Below is a listing to transcribe in full and exactly; keep the pictures out.

Data:
__________

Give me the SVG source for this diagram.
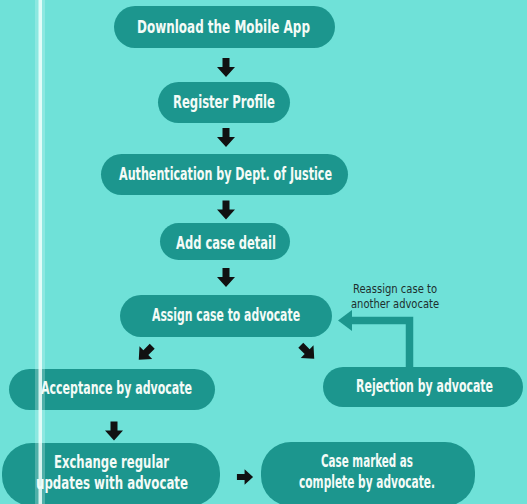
<svg xmlns="http://www.w3.org/2000/svg" xmlns:xlink="http://www.w3.org/1999/xlink" width="527" height="504" viewBox="0 0 527 504">
<style>
.node{fill:#1c968e}
.t{fill:#f4fbf7;font-family:"Liberation Sans Narrow","DejaVu Sans Condensed","Liberation Sans",sans-serif;font-weight:bold;font-size:18px;text-anchor:middle}
.lbl{fill:#1d2f2e;font-family:"Liberation Sans Narrow","DejaVu Sans Condensed","Liberation Sans",sans-serif;font-size:12px;text-anchor:middle}
.arr{fill:#111}
</style>
<defs>
<path id="barrow" d="M-3.5,-9.5 H3.5 V-0.5 H9 L0,9.5 L-9,-0.5 H-3.5 Z"/>
</defs>
<rect width="527" height="504" fill="#6fe1d8"/>
<g id="connectors">
<use xlink:href="#barrow" class="arr" transform="translate(226,67.5)"/>
<use xlink:href="#barrow" class="arr" transform="translate(226,137.5)"/>
<use xlink:href="#barrow" class="arr" transform="translate(226,210)"/>
<use xlink:href="#barrow" class="arr" transform="translate(226,277.5)"/>
<use xlink:href="#barrow" class="arr" transform="translate(145.5,353) rotate(45)"/>
<use xlink:href="#barrow" class="arr" transform="translate(307.5,352) rotate(-45)"/>
<use xlink:href="#barrow" class="arr" transform="translate(114,431)"/>
<use xlink:href="#barrow" class="arr" transform="translate(245,477) rotate(-90) scale(0.85)"/>
<path d="M409.5,367 V320.5 H350" fill="none" stroke="#1c968e" stroke-width="7.5"/>
<polygon points="352,310 338,320.5 352,331" fill="#1c968e"/>
<text class="lbl" x="395" y="292.5" textLength="84" lengthAdjust="spacingAndGlyphs">Reassign case to</text>
<text class="lbl" x="395" y="308" textLength="88" lengthAdjust="spacingAndGlyphs">another advocate</text>
</g>
<g id="n1"><rect class="node" x="114" y="6" width="221" height="42" rx="21"/><text class="t" x="223.5" y="33" textLength="173" lengthAdjust="spacingAndGlyphs">Download the Mobile App</text></g>
<g id="n2"><rect class="node" x="158" y="82" width="132" height="41" rx="20.5"/><text class="t" x="224" y="108" textLength="102" lengthAdjust="spacingAndGlyphs">Register Profile</text></g>
<g id="n3"><rect class="node" x="101" y="154" width="247" height="41" rx="20.5"/><text class="t" x="225.5" y="180" textLength="213" lengthAdjust="spacingAndGlyphs">Authentication by Dept. of Justice</text></g>
<g id="n4"><rect class="node" x="160" y="223" width="130" height="37" rx="18.5"/><text class="t" x="226" y="249" textLength="100" lengthAdjust="spacingAndGlyphs">Add case detail</text></g>
<g id="n5"><rect class="node" x="120" y="295" width="212" height="42" rx="21"/><text class="t" x="226" y="321" textLength="148" lengthAdjust="spacingAndGlyphs">Assign case to advocate</text></g>
<g id="n6"><rect class="node" x="9" y="369" width="206" height="41" rx="20.5"/><text class="t" x="116.5" y="394" textLength="151" lengthAdjust="spacingAndGlyphs">Acceptance by advocate</text></g>
<g id="n7"><rect class="node" x="323" y="367" width="200" height="40" rx="20"/><text class="t" x="424.5" y="392" textLength="137" lengthAdjust="spacingAndGlyphs">Rejection by advocate</text></g>
<g id="n8"><rect class="node" x="2" y="443" width="218" height="63" rx="30"/><text class="t" x="111.5" y="468" textLength="115" lengthAdjust="spacingAndGlyphs">Exchange regular</text><text class="t" x="112" y="489" textLength="152" lengthAdjust="spacingAndGlyphs">updates with advocate</text></g>
<g id="n9"><rect class="node" x="261" y="442" width="214" height="64" rx="30"/><text class="t" x="367" y="467" textLength="92" lengthAdjust="spacingAndGlyphs">Case marked as</text><text class="t" x="367" y="488" textLength="136" lengthAdjust="spacingAndGlyphs">complete by advocate.</text></g>
<rect x="35" y="0" width="10" height="504" fill="#e8fffb" opacity="0.25"/>
<rect x="38.5" y="0" width="3.5" height="504" fill="#effffc" opacity="0.85"/>
</svg>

__________

Result:
Give me the SVG source for this diagram.
<svg xmlns="http://www.w3.org/2000/svg" xmlns:xlink="http://www.w3.org/1999/xlink" width="527" height="504" viewBox="0 0 527 504">
<style>
.node{fill:#1c968e}
.t{fill:#f4fbf7;font-family:"Liberation Sans Narrow","DejaVu Sans Condensed","Liberation Sans",sans-serif;font-weight:bold;font-size:18px;text-anchor:middle}
.lbl{fill:#1d2f2e;font-family:"Liberation Sans Narrow","DejaVu Sans Condensed","Liberation Sans",sans-serif;font-size:12px;text-anchor:middle}
.arr{fill:#111}
</style>
<defs>
<path id="barrow" d="M-3.5,-9.5 H3.5 V-0.5 H9 L0,9.5 L-9,-0.5 H-3.5 Z"/>
</defs>
<rect width="527" height="504" fill="#6fe1d8"/>
<g id="connectors">
<use xlink:href="#barrow" class="arr" transform="translate(226,67.5)"/>
<use xlink:href="#barrow" class="arr" transform="translate(226,137.5)"/>
<use xlink:href="#barrow" class="arr" transform="translate(226,210)"/>
<use xlink:href="#barrow" class="arr" transform="translate(226,277.5)"/>
<use xlink:href="#barrow" class="arr" transform="translate(145.5,353) rotate(45)"/>
<use xlink:href="#barrow" class="arr" transform="translate(307.5,352) rotate(-45)"/>
<use xlink:href="#barrow" class="arr" transform="translate(114,431)"/>
<use xlink:href="#barrow" class="arr" transform="translate(245,477) rotate(-90) scale(0.85)"/>
<path d="M409.5,367 V320.5 H350" fill="none" stroke="#1c968e" stroke-width="7.5"/>
<polygon points="352,310 338,320.5 352,331" fill="#1c968e"/>
<text class="lbl" x="395" y="292.5" textLength="84" lengthAdjust="spacingAndGlyphs">Reassign case to</text>
<text class="lbl" x="395" y="308" textLength="88" lengthAdjust="spacingAndGlyphs">another advocate</text>
</g>
<g id="n1"><rect class="node" x="114" y="6" width="221" height="42" rx="21"/><text class="t" x="223.5" y="33" textLength="173" lengthAdjust="spacingAndGlyphs">Download the Mobile App</text></g>
<g id="n2"><rect class="node" x="158" y="82" width="132" height="41" rx="20.5"/><text class="t" x="224" y="108" textLength="102" lengthAdjust="spacingAndGlyphs">Register Profile</text></g>
<g id="n3"><rect class="node" x="101" y="154" width="247" height="41" rx="20.5"/><text class="t" x="225.5" y="180" textLength="213" lengthAdjust="spacingAndGlyphs">Authentication by Dept. of Justice</text></g>
<g id="n4"><rect class="node" x="160" y="223" width="130" height="37" rx="18.5"/><text class="t" x="226" y="249" textLength="100" lengthAdjust="spacingAndGlyphs">Add case detail</text></g>
<g id="n5"><rect class="node" x="120" y="295" width="212" height="42" rx="21"/><text class="t" x="226" y="321" textLength="148" lengthAdjust="spacingAndGlyphs">Assign case to advocate</text></g>
<g id="n6"><rect class="node" x="9" y="369" width="206" height="41" rx="20.5"/><text class="t" x="116.5" y="394" textLength="151" lengthAdjust="spacingAndGlyphs">Acceptance by advocate</text></g>
<g id="n7"><rect class="node" x="323" y="367" width="200" height="40" rx="20"/><text class="t" x="424.5" y="392" textLength="137" lengthAdjust="spacingAndGlyphs">Rejection by advocate</text></g>
<g id="n8"><rect class="node" x="2" y="443" width="218" height="63" rx="30"/><text class="t" x="111.5" y="468" textLength="115" lengthAdjust="spacingAndGlyphs">Exchange regular</text><text class="t" x="112" y="489" textLength="152" lengthAdjust="spacingAndGlyphs">updates with advocate</text></g>
<g id="n9"><rect class="node" x="261" y="442" width="214" height="64" rx="30"/><text class="t" x="367" y="467" textLength="92" lengthAdjust="spacingAndGlyphs">Case marked as</text><text class="t" x="367" y="488" textLength="136" lengthAdjust="spacingAndGlyphs">complete by advocate.</text></g>
<rect x="35" y="0" width="10" height="504" fill="#e8fffb" opacity="0.25"/>
<rect x="38.5" y="0" width="3.5" height="504" fill="#effffc" opacity="0.85"/>
</svg>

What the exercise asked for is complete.